DM summary info, including setting and level at the front, with a list of monsters and other encounters to make it really clear what's in the module.

Longer background

Some player intro ideas

Encounter by encounter descriptions, with complete stats each time a new type of monster is introduced.

Summary at the back, with monster stats repeated, list of magic items, XP for each encounter, and any new magic items or spells introduced.

I think DCC comes closest to my ideal.
 

I thought (and still think) that all of the early D&D 3x modules from Atlas Games were excellent in terms of presentation and organization, with read aloud text clearly marked, inline creature/NPC stats, and excellent little sidebars about motives, suggested deviations, etc.
 



Essentially one encounter area, true, but the meat of the adventure was largely event-driven for us within that confined space. The cutout cards for NPCs stand out in my recollection as particularly handy.

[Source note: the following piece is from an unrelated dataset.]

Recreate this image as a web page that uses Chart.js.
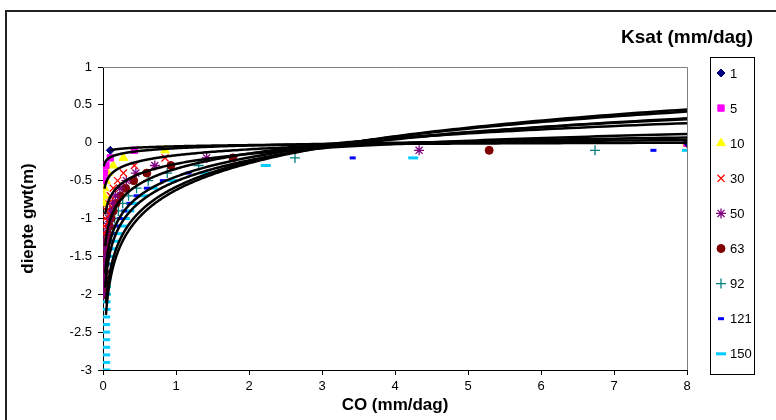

It was a fairly basic adventure, but even so it had some good organization going on.
 

jdrakeh said:
I thought (and still think) that all of the early D&D 3x modules from Atlas Games were excellent in terms of presentation and organization, with read aloud text clearly marked, inline creature/NPC stats, and excellent little sidebars about motives, suggested deviations, etc.
Agreed. I haven't tried all of them, or even bought them all (I don't tend to buy many adventures, in general) but yeah, they would qualify, I think.
 

Belly of the Beast

I didn't care for the adventure, but I did plunder the NPC's. Interesting NPC's are always a plus in an adventure, since they are usually the easiest monsters to yoink and put in another context.
 

I've always thought Kenzer did a great job with their modules- both the Kalamar ones and the HackMaster ones. They have that imagequest thing going on which gives you large pictures of locations to show your players. And the HM ones come with a listing of all the monsters collected together with boxes to tick off their hit points on.
 

I'll give two possibly surprising entries.

1) The 3.0 Thunerhead/MEG Interludes adventures: Brief Expeditions to Bluffside and Sands of Pain. The had in-line notes for scaling the challenge and flavor of the adventure to the tastes of the group.
2) Though I find the situation, assumptions, and some sections wanting, I also dug the in-line scaling notes in World's Largest Dungeon.